Assistant Professors of Architecture Ashley Bigham and Erik Herrmann are recipients of a 2019 Slovene Research Initiative award as visiting exchange scholars this summer to conduct research on their project, "Faculty of Architecture, Ljubljana at 100 Years.” The Slovene Research Initiative award is granted by the Ohio State University Center for Slavic and East European Studies.

Mar 7

Outpost Office, Assistant Professors of Architecture Ashley Bigham’s and Erik Herrmann’s design practice, is featured in the Next Progressives series in Architect Magazine (March 2019). Outpost Office is a design practice which seeks new public audiences through experimental creative production ranging from the serious to the absurd, often simultaneously.

Mar 5

Betsy Pandora (MCRP ’10) is the Executive Director at Short North Alliance (SNA), an advocacy organization for the culturally rich Short North Arts District. She has served as the Education Outreach and Development Coordinator at the Wexner Center for the Arts and as strategic planning assistant in the director’s office. More recently, Pandora was the Healthy Places Coordinator for Columbus Public Health Department and was the leading force behind Columbus Art Walks. The Short North Arts District is recognized as a pioneer in urban revitalization and features one of the most dynamic concentrations of creative art, dining, nightlife, fashion, home décor and unique gift establishments in all of Ohio.

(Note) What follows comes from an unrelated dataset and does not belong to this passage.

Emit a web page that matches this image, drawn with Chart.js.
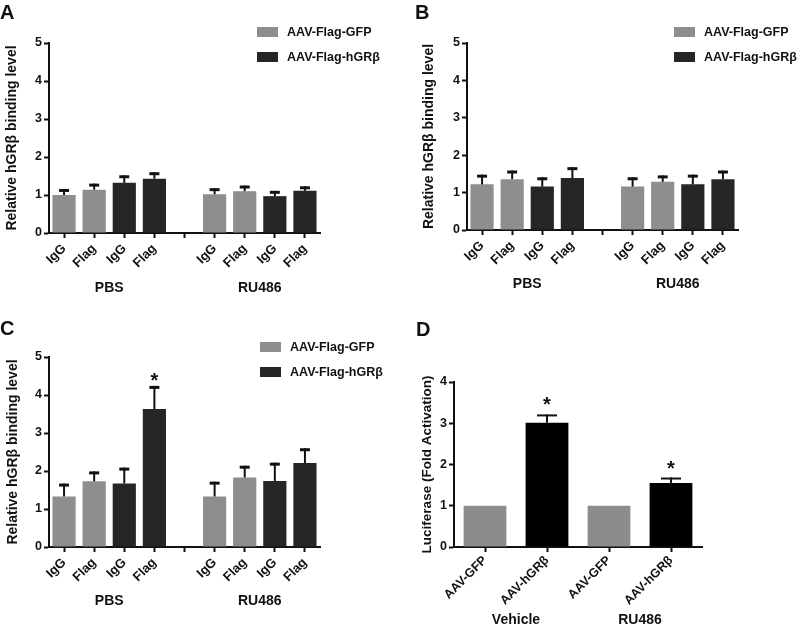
<!DOCTYPE html>
<html><head><meta charset="utf-8">
<script src="https://cdn.jsdelivr.net/npm/chart.js@4.4.1/dist/chart.umd.min.js"></script>
<style>
body{margin:0;background:#fff;}
#wrap{position:relative;width:800px;height:627px;overflow:hidden;font-family:"Liberation Sans",Arial,sans-serif;font-weight:bold;color:#111;}
canvas{position:absolute;}
.lt{position:absolute;font-size:20px;font-weight:bold;line-height:20px;}
.lg{position:absolute;font-size:12.5px;font-weight:bold;line-height:12px;white-space:nowrap;}
.sw{position:absolute;width:21px;height:10px;}
</style></head><body>
<div id="wrap">
  <canvas id="cA" width="400" height="300" style="left:0;top:0"></canvas>
  <canvas id="cB" width="400" height="300" style="left:400px;top:0"></canvas>
  <canvas id="cC" width="400" height="327" style="left:0;top:300px"></canvas>
  <canvas id="cD" width="400" height="327" style="left:400px;top:300px"></canvas>
  <div class="lt" style="left:0;top:2px">A</div>
  <div class="lt" style="left:415px;top:2px">B</div>
  <div class="lt" style="left:0;top:318px">C</div>
  <div class="lt" style="left:416px;top:319px">D</div>
  <div id="legends"></div>
</div>
<script>
// ---------- data ----------
const subLabels = ['IgG', 'Flag', 'IgG', 'Flag'];
const groupNamesABC = ['PBS', 'RU486'];
const seriesNames = ['AAV-Flag-GFP', 'AAV-Flag-hGRβ'];
const yTicksABC = [0, 1, 2, 3, 4, 5];

// order of each array: PBS IgG, PBS Flag, RU486 IgG, RU486 Flag
const aGfp = [1.00, 1.14, 1.02, 1.10];
const aGfpErr = [0.12, 0.12, 0.12, 0.11];
const aHgr = [1.32, 1.43, 0.97, 1.11];
const aHgrErr = [0.16, 0.13, 0.10, 0.08];

const bGfp = [1.22, 1.36, 1.16, 1.29];
const bGfpErr = [0.22, 0.19, 0.21, 0.13];
const bHgr = [1.16, 1.39, 1.22, 1.36];
const bHgrErr = [0.21, 0.25, 0.22, 0.19];

const cGfp = [1.33, 1.73, 1.33, 1.83];
const cGfpErr = [0.30, 0.22, 0.35, 0.27];
const cHgr = [1.67, 3.63, 1.74, 2.21];
const cHgrErr = [0.38, 0.57, 0.44, 0.35];

const dCategories = ['AAV-GFP', 'AAV-hGRβ', 'AAV-GFP', 'AAV-hGRβ'];
const dGroupNames = ['Vehicle', 'RU486'];
const dGfp = [1.00, 1.00];       // Vehicle, RU486
const dGfpErr = [0, 0];
const dHgr = [3.01, 1.55];       // Vehicle, RU486
const dHgrErr = [0.18, 0.11];
const yTicksD = [0, 1, 2, 3, 4];

// ---------- helpers ----------
const FONT = '"Liberation Sans", Arial, sans-serif';
const GRAY = '#8e8e8e', DARK = '#262626', BLACK = '#000000', INK = '#111111';

// 9 category slots: PBS group (4), empty gap, RU486 group (4)
const slotLabels = [...subLabels, '', ...subLabels];
const gfpSlots = [0, 1, 5, 6];
const hgrSlots = [2, 3, 7, 8];
function toSlots(vals, slots, n) {
  const out = new Array(n).fill(null);
  slots.forEach((s, k) => { out[s] = vals[k]; });
  return out;
}

const errorBars = {
  id: 'errorBars',
  afterDatasetsDraw(chart, args, o) {
    const ctx = chart.ctx, ys = chart.scales.y;
    chart.data.datasets.forEach((ds, di) => {
      if (!ds.errors) return;
      const meta = chart.getDatasetMeta(di);
      meta.data.forEach((bar, i) => {
        const v = ds.data[i], e = ds.errors[i];
        if (v == null) return;
        const yt = ys.getPixelForValue(v + (e || 0));
        ctx.save();
        if (e) {
          ctx.strokeStyle = o.color;
          ctx.lineWidth = o.lineWidth;
          ctx.beginPath(); ctx.moveTo(bar.x, bar.y); ctx.lineTo(bar.x, yt - o.capWidth / 2); ctx.stroke();
          ctx.lineWidth = o.capWidth;
          ctx.beginPath(); ctx.moveTo(bar.x - o.capLen / 2, yt); ctx.lineTo(bar.x + o.capLen / 2, yt); ctx.stroke();
        }
        if (ds.stars && ds.stars.includes(i)) {
          ctx.fillStyle = INK;
          ctx.font = o.starFont;
          ctx.textAlign = 'center';
          ctx.textBaseline = 'alphabetic';
          ctx.fillText('*', bar.x, yt + o.starOffset);
        }
        ctx.restore();
      });
    });
  }
};

const groupLabels = {
  id: 'groupLabels',
  afterDraw(chart, args, o) {
    const ctx = chart.ctx, xs = chart.scales.x;
    ctx.save();
    ctx.fillStyle = INK;
    ctx.font = o.font;
    ctx.textAlign = 'center';
    ctx.textBaseline = 'middle';
    o.labels.forEach((t, k) => ctx.fillText(t, xs.getPixelForValue(o.centers[k]), o.y));
    ctx.restore();
  }
};

function makeChart(id, g) {
  return new Chart(document.getElementById(id), {
    type: 'bar',
    data: { labels: g.labels, datasets: g.datasets },
    options: {
      responsive: false,
      animation: false,
      events: [],
      layout: { padding: { top: g.top, right: g.right, left: 0, bottom: 0 } },
      datasets: { bar: { grouped: false, categoryPercentage: 1, barPercentage: g.barPct, borderWidth: 0 } },
      plugins: {
        legend: { display: false },
        tooltip: { enabled: false },
        errorBars: g.err,
        groupLabels: { labels: g.groups, centers: g.groupCenters, y: g.groupY, font: 'bold 14px ' + FONT }
      },
      scales: {
        x: {
          afterFit(s) { s.height = g.xHeight; },
          border: { color: INK, width: 2 },
          grid: { display: true, drawOnChartArea: false, offset: false, color: INK, tickLength: 5, tickWidth: 2 },
          ticks: { color: INK, font: { family: FONT, weight: 'bold', size: g.xFont }, minRotation: 45, maxRotation: 45, padding: g.xPad, autoSkip: false }
        },
        y: {
          min: 0, max: g.yTicks[g.yTicks.length - 1],
          afterFit(s) { s.width = g.yWidth; },
          afterBuildTicks(s) { s.ticks = g.yTicks.map(v => ({ value: v })); },
          border: { color: INK, width: 2 },
          grid: { display: true, drawOnChartArea: false, color: INK, tickLength: 5, tickWidth: 2 },
          ticks: { color: INK, font: { family: FONT, weight: 'bold', size: 12.5 }, padding: 2 },
          title: { display: true, text: g.yTitle, color: INK, font: { family: FONT, weight: 'bold', size: g.titleSize }, padding: { top: g.titlePad, bottom: 0 } }
        }
      }
    },
    plugins: [errorBars, groupLabels]
  });
}

function abcDatasets(gfp, gfpErr, hgr, hgrErr, barColorDark, starsHgr) {
  const n = slotLabels.length;
  return [
    { label: seriesNames[0], data: toSlots(gfp, gfpSlots, n), errors: toSlots(gfpErr, gfpSlots, n), backgroundColor: GRAY },
    { label: seriesNames[1], data: toSlots(hgr, hgrSlots, n), errors: toSlots(hgrErr, hgrSlots, n), backgroundColor: barColorDark, stars: (starsHgr || []).map(k => hgrSlots[k]) }
  ];
}

const errABC = { color: INK, lineWidth: 2, capWidth: 3, capLen: 10, starFont: 'bold 20px ' + FONT, starOffset: 0 };
const yTitleABC = 'Relative hGRβ binding level';

makeChart('cA', {
  labels: slotLabels, datasets: abcDatasets(aGfp, aGfpErr, aHgr, aHgrErr, DARK),
  top: 43, right: 80, yWidth: 49, xHeight: 67, barPct: 0.77, xFont: 13, xPad: 3,
  yTicks: yTicksABC, yTitle: yTitleABC, titleSize: 14, titlePad: 4, err: errABC,
  groups: groupNamesABC, groupCenters: [1.5, 6.5], groupY: 288
});
makeChart('cB', {
  labels: slotLabels, datasets: abcDatasets(bGfp, bGfpErr, bHgr, bHgrErr, DARK),
  top: 43, right: 62, yWidth: 67, xHeight: 70, barPct: 0.77, xFont: 13, xPad: 3,
  yTicks: yTicksABC, yTitle: yTitleABC, titleSize: 14, titlePad: 21, err: errABC,
  groups: groupNamesABC, groupCenters: [1.5, 6.5], groupY: 284
});
makeChart('cC', {
  labels: slotLabels, datasets: abcDatasets(cGfp, cGfpErr, cHgr, cHgrErr, DARK, [1]),
  top: 57, right: 80, yWidth: 49, xHeight: 80, barPct: 0.77, xFont: 13, xPad: 3,
  yTicks: yTicksABC, yTitle: yTitleABC, titleSize: 14, titlePad: 5, err: errABC,
  groups: groupNamesABC, groupCenters: [1.5, 6.5], groupY: 301
});
makeChart('cD', {
  labels: dCategories,
  datasets: [
    { label: 'AAV-GFP', data: toSlots(dGfp, [0, 2], 4), errors: toSlots(dGfpErr, [0, 2], 4), backgroundColor: '#8c8c8c' },
    { label: 'AAV-hGRβ', data: toSlots(dHgr, [1, 3], 4), errors: toSlots(dHgrErr, [1, 3], 4), backgroundColor: BLACK, stars: [1, 3] }
  ],
  top: 82, right: 98, yWidth: 54, xHeight: 80, barPct: 0.69, xFont: 12.5, xPad: 1,
  yTicks: yTicksD, yTitle: 'Luciferase (Fold Activation)', titleSize: 13.5, titlePad: 19,
  err: { color: INK, lineWidth: 2, capWidth: 2, capLen: 20, starFont: 'bold 20px ' + FONT, starOffset: -4 },
  groups: dGroupNames, groupCenters: [0.5, 2.5], groupY: 320
});

// ---------- legends (A, B, C) ----------
const legendPos = [ { x: 257, y: 27 }, { x: 674, y: 27 }, { x: 260, y: 342 } ];
const legendColors = [GRAY, DARK];
const lgHost = document.getElementById('legends');
legendPos.forEach(p => {
  seriesNames.forEach((name, k) => {
    const sw = document.createElement('div');
    sw.className = 'sw';
    sw.style.left = p.x + 'px'; sw.style.top = (p.y + k * 24.5) + 'px';
    sw.style.background = legendColors[k];
    lgHost.appendChild(sw);
    const tx = document.createElement('div');
    tx.className = 'lg';
    tx.textContent = name;
    tx.style.left = (p.x + 30) + 'px'; tx.style.top = (p.y + k * 24.5 - 1) + 'px';
    lgHost.appendChild(tx);
  });
});
</script>
</body></html>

The mission of the Short North Alliance is to nurture the Short North Arts District as a vibrant, creative, and inclusive community and leading arts destination.

Mar 1

A student team representing all three academic sections within the Knowlton School was awarded Honorable Mention in the 2019 Urban Land Institute (ULI) Hines Competition for its “EXPO Cincy” proposal. In its 17th year, the ULI Competition challenges graduate students to devise a comprehensive design and development scheme for an actual site in an urban area. Unique to the competition is that the five-member teams must have student representation from at least three different disciplines pursuing at least three different degree programs.

Feb 28

Six Knowlton School students are this year’s recipients of Architecture Research and Travel Awards (ARTA), which supports independent research during summer 2019. This year’s awardees are: • Sarah Coleman (MLA), Building the Beaten Track: Heritage Landscapes at Risk in the Caucasus • Rosalie Starenko (MLA), Gothenburg, Sweden: Documenting a Dichotomy of Social and Environmental Sustainability • David Jefferies (BSCRP), Puerto Rico: An analysis of the Nuevo Normal • Ryan Vogel (MSCRP), Urban Planning Lessons from the Past • Lilly Saniel-Banrey (BSARCH), The Playful City: Rotterdam, Netherlands as a Model for Child-centric Urban Innovation • Brett Wedding (BSARCH), Switzerland, Germany, Austria, Czech Republic, and Denmark: Architecture from New Perspectives

Feb 22

“Autism Planning and Design Guidelines 1.0” has been selected as the 2019 AICP Student Project Award from the American Planning Association (APA). City and Regional Planning (CRP) students in Professor of Practice Kyle Ezell’s studios and workshop developed the project that explores ways planners, architects and landscape architects can create communities where adults with Autism Spectrum Disorder (ASD) can thrive. The project is the culmination of a one-and-a-half-year process that included three undergraduate studios and one graduate workshop where CRP students engaged with adults with autism, parents of adults with autism, professionals from planning and urban design-related fields, and experts on autism.